Der Justiz, Bundeswehr und Regierung geht es aber nicht nur darum, effektiven antimilitaristische Widerstand zu bekämpfen. Jede kritische Meinung muß im Keim erstickt werden. Bestimmte Wahrheiten dürfen von niemanden mehr gesagt werden. Zum Beispiel daß Soldaten Mörder sind. Daß sie es sind, kann man jeden Abend in der Tagesschau sehen. Daß Soldaten - im Gegensatz zu den meisten „normalen“ Mördern - für ihr Tun Geld bekommen, jahrelang ausgebildet werden, mit guten Waffen ausgerüstet sind, nach ihrer Tat keinerlei Reue zeigen, aus niederen Beweggründen morden, zuweilen Massenmord begehen bzw. besonders bestialisch vorgehen, kann man in den Filmen nach der Tagesschau sehen.
Das deutsche Soldaten ihr Handwerk seit jeher mit besonderer Gründlich- und Grausamkeit ausüben, fanatisch in jeden Angriffskrieg rennen, der sich ihnen bietet, und selbst die Niederlage vor Augen sie nicht aufgeben sondern nur noch brutaler wüten läßt, dokumentieren die Geschichtsbücher zur Genüge. Daß sich bezüglich der Bundeswehrsoldaten in den letzten Jahrzehnten nicht so viel geändert hat, beweisen die ständigen Meldungen von Kasernennamen und Traditionsecken zu Ehren nationalsozialistischer Offiziere, von faschistischem Liedgut, welches offiziell gesungen wird, von Wehrsportlagern, die durch Bundeswehrangehörige angeleitet werden, von rassistischen, sexistischen und rechtsradikalen Übergriffen durch Soldaten in und außerhalb der Kasernen, von den häufigen Mißhandlungen von Soldaten durch Vorgesetzte, von dem Umgang mit Deserteuren aus dem 2. Weltkrieg und der Übernahme von Wehrmachtsleuten in die Bundeswehr. Daß die deutschen Anstifter der Mörder ihre geopolitischen und wirtschaftlichen Interessen in ungebrochener Kontinuität, nur manchmal unter Einsatz anderer Mittel, durchzusetzen gewillt sind, zeigen die verteidigungspolitischen Richtlinien und andere, oft unbekannte Strategiepapiere. Kein Wunder also, daß sich um den Spruch „Soldaten sind Mörder“ ein langer Streit entwickelt hat, dessen Verlauf viel über die dahinterliegenden Interessen verrät. Deshalb sei er im folgenden dargestellt:
Am 4.8.1931 kommentiert Kurt Tucholsky unter Pseudonym in der Weltbühne einen Anti-Kriegs-Pamphlet des Papstes. Darin taucht im historischen Bezug zum ersten Weltkrieg die Wendung von den Soldaten als Mördern auf. Auf eine Anzeige des Reichswehrministers hin wurde Carl von Ossietzky, verantwortlicher Herausgeber der Weltbühne, angeklagt und im Juli 1932 freigesprochen. Einige der Offiziere, die sich laut Anklageschrift damals belästigt fühlten, wurden 1945 als Kriegsverbrecher hingerichtet. Trotz dieser Bestätigung für den Wahrheitsgehalt des Tucholsky-Spruches wurde nach dem 2. Weltkrieg die Äußerung „Soldaten sind Mörder“ mit ungezählten Geldstrafen wegen Volksverhetzung und Beleidigung geahndet. Dies betraf z.B. auch Redakteure, die in ihrer Zeitung einen Leserbrief mit diesem Satz abdruckten. Oder Soldaten, die Freisprüche von Pazifisten begrüßten und daraufhin vom Truppendienstgericht verurteilt wurden.

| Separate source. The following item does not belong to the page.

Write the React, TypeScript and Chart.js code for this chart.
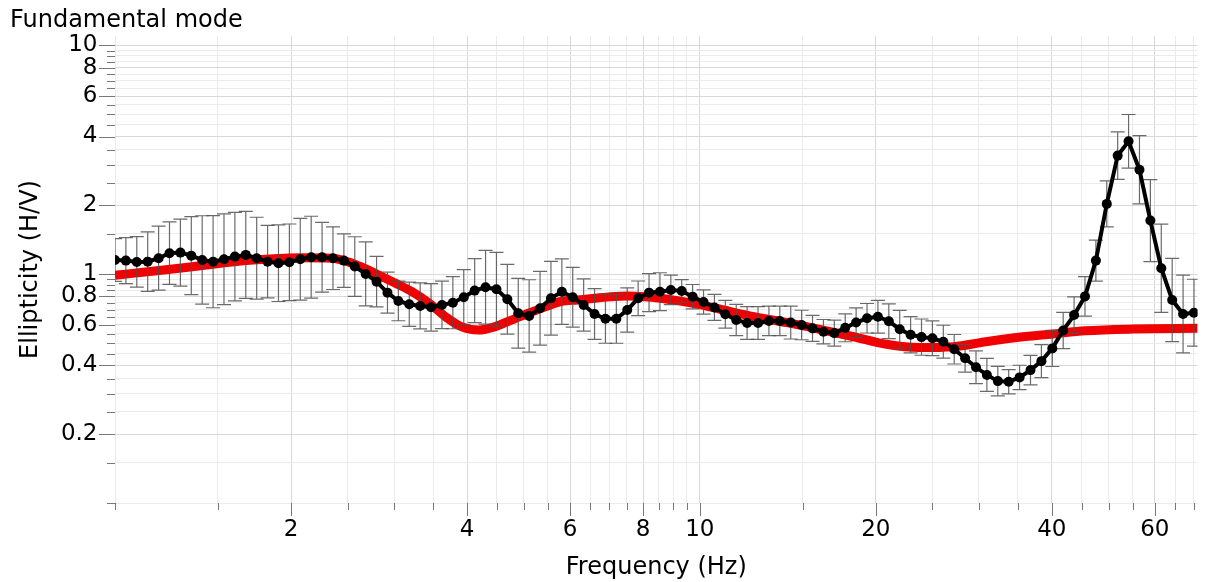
import React, { useEffect, useRef } from "react";
import { Chart, registerables } from "chart.js";

Chart.register(...registerables);

// Measured ellipticity curve (frequency in Hz)
const frequencies = [
  1, 1.0438, 1.0896, 1.1374, 1.1873, 1.2393, 1.2937, 1.3504, 1.4096, 1.4714,
  1.5359, 1.6033, 1.6736, 1.747, 1.8236, 1.9035, 1.987, 2.0741, 2.1651, 2.26,
  2.3591, 2.4626, 2.5705, 2.6832, 2.8009, 2.9237, 3.0519, 3.1857, 3.3254, 3.4712,
  3.6234, 3.7823, 3.9482, 4.1213, 4.302, 4.4906, 4.6875, 4.8931, 5.1076, 5.3316,
  5.5654, 5.8094, 6.0641, 6.33, 6.6076, 6.8973, 7.1997, 7.5154, 7.845, 8.189,
  8.548, 8.9228, 9.3141, 9.7225, 10.149, 10.594, 11.058, 11.543, 12.049, 12.578,
  13.129, 13.705, 14.306, 14.933, 15.588, 16.271, 16.985, 17.73, 18.507, 19.319,
  20.166, 21.05, 21.973, 22.936, 23.942, 24.992, 26.088, 27.231, 28.425, 29.672,
  30.973, 32.331, 33.749, 35.228, 36.773, 38.386, 40.069, 41.826, 43.66, 45.574,
  47.572, 49.658, 51.835, 54.108, 56.481, 58.957, 61.543, 64.241, 67.058, 70,
];

const ellipticity = [
  1.155, 1.147, 1.132, 1.135, 1.175, 1.236, 1.243, 1.206, 1.155, 1.135,
  1.163, 1.194, 1.215, 1.175, 1.135, 1.117, 1.128, 1.163, 1.187, 1.187,
  1.175, 1.147, 1.08, 1.003, 0.928, 0.831, 0.764, 0.739, 0.727, 0.717,
  0.734, 0.751, 0.793, 0.848, 0.877, 0.86, 0.777, 0.675, 0.657, 0.71,
  0.785, 0.839, 0.793, 0.734, 0.67, 0.639, 0.639, 0.698, 0.785, 0.831,
  0.839, 0.854, 0.845, 0.798, 0.756, 0.716, 0.668, 0.631, 0.612, 0.612,
  0.625, 0.625, 0.615, 0.6, 0.58, 0.561, 0.553, 0.583, 0.615, 0.642,
  0.652, 0.623, 0.575, 0.544, 0.531, 0.525, 0.507, 0.47, 0.429, 0.392,
  0.363, 0.341, 0.339, 0.354, 0.381, 0.417, 0.474, 0.568, 0.663, 0.8,
  1.147, 2.03, 3.3, 3.81, 2.86, 1.716, 1.062, 0.772, 0.67, 0.679,
];

// Geometric standard deviation (error bar = value / std ... value * std)
const stdFactor = [
  1.24, 1.26, 1.29, 1.35, 1.38, 1.37, 1.4, 1.48, 1.56, 1.59,
  1.58, 1.56, 1.55, 1.51, 1.44, 1.47, 1.47, 1.51, 1.51, 1.42,
  1.37, 1.31, 1.35, 1.38, 1.29, 1.23, 1.22, 1.25, 1.26, 1.27,
  1.27, 1.3, 1.32, 1.38, 1.45, 1.45, 1.42, 1.42, 1.44, 1.45,
  1.45, 1.39, 1.35, 1.3, 1.29, 1.28, 1.28, 1.25, 1.19, 1.21,
  1.21, 1.16, 1.12, 1.13, 1.13, 1.14, 1.15, 1.17, 1.18, 1.18,
  1.16, 1.16, 1.18, 1.16, 1.14, 1.13, 1.14, 1.15, 1.16, 1.16,
  1.18, 1.19, 1.21, 1.2, 1.2, 1.19, 1.18, 1.16, 1.15, 1.18,
  1.18, 1.16, 1.13, 1.13, 1.16, 1.18, 1.2, 1.2, 1.2, 1.22,
  1.23, 1.26, 1.27, 1.31, 1.41, 1.51, 1.56, 1.52, 1.48, 1.4,
];

// Theoretical fundamental-mode ellipticity (red curve)
const modelFreq = [
  1, 1.2, 1.4, 1.7, 2.07, 2.35, 2.51, 2.72, 2.83, 3.0,
  3.22, 3.44, 3.68, 3.91, 4.18, 4.47, 4.76, 5.09, 5.44, 5.79,
  6.19, 6.62, 7.04, 7.53, 8.05, 8.57, 9.16, 9.91, 10.84, 12.39,
  14.1, 16.04, 18.33, 20.86, 23.74, 27.13, 30.86, 35.13, 40.13, 45.66,
  55, 71,
];
const modelEllipticity = [
  0.99, 1.04, 1.09, 1.15, 1.18, 1.175, 1.13, 1.04, 0.99, 0.92,
  0.84, 0.75, 0.65, 0.59, 0.57, 0.59, 0.63, 0.675, 0.72, 0.76,
  0.772, 0.785, 0.798, 0.804, 0.798, 0.785, 0.767, 0.74, 0.703, 0.652,
  0.614, 0.574, 0.533, 0.494, 0.478, 0.482, 0.507, 0.53, 0.548, 0.566,
  0.576, 0.58,
];

// Axis ticks
const xTickValues = [
  1, 1.5, 2, 2.5, 3, 3.5, 4, 4.5, 5, 5.5, 6, 6.5, 7, 7.5, 8, 8.5, 9, 9.5, 10,
  15, 20, 25, 30, 35, 40, 45, 50, 55, 60, 65, 70,
];
const xTickLabels = [2, 4, 6, 8, 10, 20, 40, 60];
const yTickValues = [
  0.1, 0.15, 0.2, 0.25, 0.3, 0.35, 0.4, 0.45, 0.5, 0.55, 0.6, 0.65, 0.7, 0.75,
  0.8, 0.85, 0.9, 0.95, 1, 1.5, 2, 2.5, 3, 3.5, 4, 4.5, 5, 5.5, 6, 6.5, 7, 7.5,
  8, 8.5, 9, 9.5, 10,
];
const yTickLabels = [0.2, 0.4, 0.6, 0.8, 1, 2, 4, 6, 8, 10];

const FONT = '"DejaVu Sans", Verdana, sans-serif';

const errorBarPlugin = {
  id: "errorBars",
  afterDatasetDraw(chart: any, args: any) {
    if (args.index !== 1) return;
    const { ctx, scales, chartArea } = chart;
    const xs = scales.x;
    const ys = scales.y;
    ctx.save();
    ctx.beginPath();
    ctx.rect(chartArea.left, chartArea.top, chartArea.right - chartArea.left, chartArea.bottom - chartArea.top);
    ctx.clip();
    ctx.strokeStyle = "rgba(80,80,80,0.85)";
    ctx.lineWidth = 1.2;
    for (let i = 0; i < frequencies.length; i++) {
      const x = xs.getPixelForValue(frequencies[i]);
      const yHi = ys.getPixelForValue(ellipticity[i] * stdFactor[i]);
      const yLo = ys.getPixelForValue(ellipticity[i] / stdFactor[i]);
      const half = 7;
      ctx.beginPath();
      ctx.moveTo(x, yHi);
      ctx.lineTo(x, yLo);
      ctx.moveTo(x - half, yHi);
      ctx.lineTo(x + half, yHi);
      ctx.moveTo(x - half, yLo);
      ctx.lineTo(x + half, yLo);
      ctx.stroke();
    }
    ctx.restore();
  },
};

const tickMarkPlugin = {
  id: "tickMarks",
  afterDraw(chart: any) {
    const { ctx, scales, chartArea } = chart;
    ctx.save();
    ctx.strokeStyle = "#777";
    ctx.lineWidth = 1;
    for (const v of xTickValues) {
      const px = Math.round(scales.x.getPixelForValue(v)) + 0.5;
      const len = xTickLabels.includes(v) ? 13 : 7;
      ctx.beginPath();
      ctx.moveTo(px, chartArea.bottom);
      ctx.lineTo(px, chartArea.bottom + len);
      ctx.stroke();
    }
    for (const v of yTickValues) {
      const py = Math.round(scales.y.getPixelForValue(v)) + 0.5;
      const len = yTickLabels.includes(v) ? 16 : 8;
      ctx.beginPath();
      ctx.moveTo(chartArea.left - len, py);
      ctx.lineTo(chartArea.left, py);
      ctx.stroke();
    }
    // chart heading
    ctx.fillStyle = "#000";
    ctx.font = `24px ${FONT}`;
    ctx.textBaseline = "alphabetic";
    ctx.textAlign = "left";
    ctx.fillText("Fundamental mode", 10, 27);
    ctx.restore();
  },
};

export default function App() {
  const ref = useRef<HTMLCanvasElement>(null);

  useEffect(() => {
    document.body.style.margin = "0";
    const canvas = ref.current;
    if (!canvas) return;
    const chart = new Chart(canvas, {
      type: "line",
      data: {
        datasets: [
          {
            label: "Measured",
            data: frequencies.map((f, i) => ({ x: f, y: ellipticity[i] })),
            borderColor: "#000",
            backgroundColor: "#000",
            borderWidth: 4,
            pointRadius: 5,
            pointBackgroundColor: "#000",
            pointBorderWidth: 0,
            tension: 0,
            order: 0,
          },
          {
            label: "Model",
            data: modelFreq.map((f, i) => ({ x: f, y: modelEllipticity[i] })),
            borderColor: "#f00000",
            backgroundColor: "#f00000",
            borderWidth: 9,
            pointRadius: 0,
            cubicInterpolationMode: "monotone",
            order: 1,
          },
        ],
      },
      options: {
        responsive: false,
        animation: false,
        layout: { padding: { top: 36, right: 4, left: 0, bottom: 0 } },
        plugins: {
          legend: { display: false },
          tooltip: { enabled: false },
        },
        scales: {
          x: {
            type: "logarithmic",
            min: 1,
            max: 71,
            afterBuildTicks: (s: any) => {
              s.ticks = xTickValues.map((v) => ({ value: v }));
            },
            afterFit: (s: any) => {
              s.height = 79;
            },
            ticks: {
              autoSkip: false,
              maxRotation: 0,
              minRotation: 0,
              padding: 13,
              color: "#000",
              font: { family: FONT, size: 23 },
              callback: (v: any) => (xTickLabels.includes(Number(v)) ? String(v) : ""),
            },
            grid: {
              drawTicks: false,
              color: (c: any) => (xTickLabels.includes(c.tick?.value) ? "#d8d8d8" : "#ebebeb"),
              lineWidth: 1,
            },
            border: { display: false },
            title: {
              display: true,
              text: "Frequency (Hz)",
              color: "#000",
              font: { family: FONT, size: 24 },
              padding: { top: 2, bottom: 0 },
            },
          },
          y: {
            type: "logarithmic",
            min: 0.1,
            max: 11,
            afterBuildTicks: (s: any) => {
              s.ticks = yTickValues.map((v) => ({ value: v }));
            },
            afterFit: (s: any) => {
              s.width = 115;
            },
            ticks: {
              autoSkip: false,
              padding: 17.5,
              color: "#000",
              font: { family: FONT, size: 23 },
              callback: (v: any) => (yTickLabels.includes(Number(v)) ? String(v) : ""),
            },
            grid: {
              drawTicks: false,
              color: (c: any) => (yTickLabels.includes(c.tick?.value) ? "#d8d8d8" : "#ebebeb"),
              lineWidth: 1,
            },
            border: { display: false },
            title: {
              display: true,
              text: "Ellipticity (H/V)",
              color: "#000",
              font: { family: FONT, size: 24 },
              padding: { top: 16, bottom: 0 },
            },
          },
        },
      },
      plugins: [errorBarPlugin, tickMarkPlugin],
    } as any);
    return () => chart.destroy();
  }, []);

  return (
    <div style={{ width: 1207, height: 582 }}>
      <canvas ref={ref} width={1207} height={582} style={{ display: "block" }} />
    </div>
  );
}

wo heute krieg tobt sind soldaten mörder, 13.0k

Erstmals im September 1994 befaßte sich das Bundesverfassungsgericht (BVG) aufgrund einer Verfassungsbeschwerde mit einer Verurteilung über 8.400 DM wegen einem Autoaufkleber, nachdem das Land- und Oberlandesgericht das Urteil bestätigt hatten. Das BVG hob damals das Urteil auf und begründete dies damit, daß im konkreten Fall Mörder nicht im juristischen Sinne zu verstehen sei (schließlich werden Soldaten nie als Mörder verurteilt, sondern höchstens befördert) und daß außerdem nicht die Bundeswehr gemeint sein könnte, da sie sich nie an kriegerischen Auseinandersetzungen beteiligt hätte. Auch wenn der Spruch sachlich falsch sei, sah das BVG ihn durch die Meinungsfreiheit als gedeckt an, solange er sich als der historischer Tucholsky-Spruch auf alle Soldaten bezieht und nicht die Soldaten beleidigen wolle, sondern auf die Verwerflichkeit des Krieges aufmerksam machen. Daraufhin heulte die gesamte Stahlhelmfraktion in Presse, Politik und Armee auf: Ein Bundeswehrgeneral verglich das BVG mit dem nationalsozialistischen Volksgerichtshof, die CSU verlangte die Einführung der Gefängnisstrafe für diesen Spruch. Der Sprecher der CDU/CSU-Fraktion warf dem BVG vor, die Verfassung zu verletzen, die ordentliche Gerichtsbarkeit zu unterlaufen und das Prinzip der Gewaltenteilung zu ruinieren. Verteidigungsminister Volker Rühe setzte die Verunglimpfung von Ausländern mit der Verunglimpfung von Soldaten durch diesen Spruch gleich und betonte, daß dieser Mörder-Vorwurf das „ganze deutsche Volk“ treffe (was man ja auch anders verstehen kann) . Lummer von der CDU-Bundestagsfraktion verkündete: „Verfassungsrichter sind Mörder“ und begründete dies damit, daß sie die Ehre der Soldaten nicht zu schützen wissen, sich somit als Rufmörder betätigen, also potentielle Mörder wären; außerdem wolle er prüfen, ob dieser Spruch auch unter Meinungsfreiheit fällt. Der BVG-Richter Dieter Grimm, der das Urteil in der Tagesschau erläuterte, erhielt in Folge Morddrohungen und mußte sich von Bodyguards beschützen lassen.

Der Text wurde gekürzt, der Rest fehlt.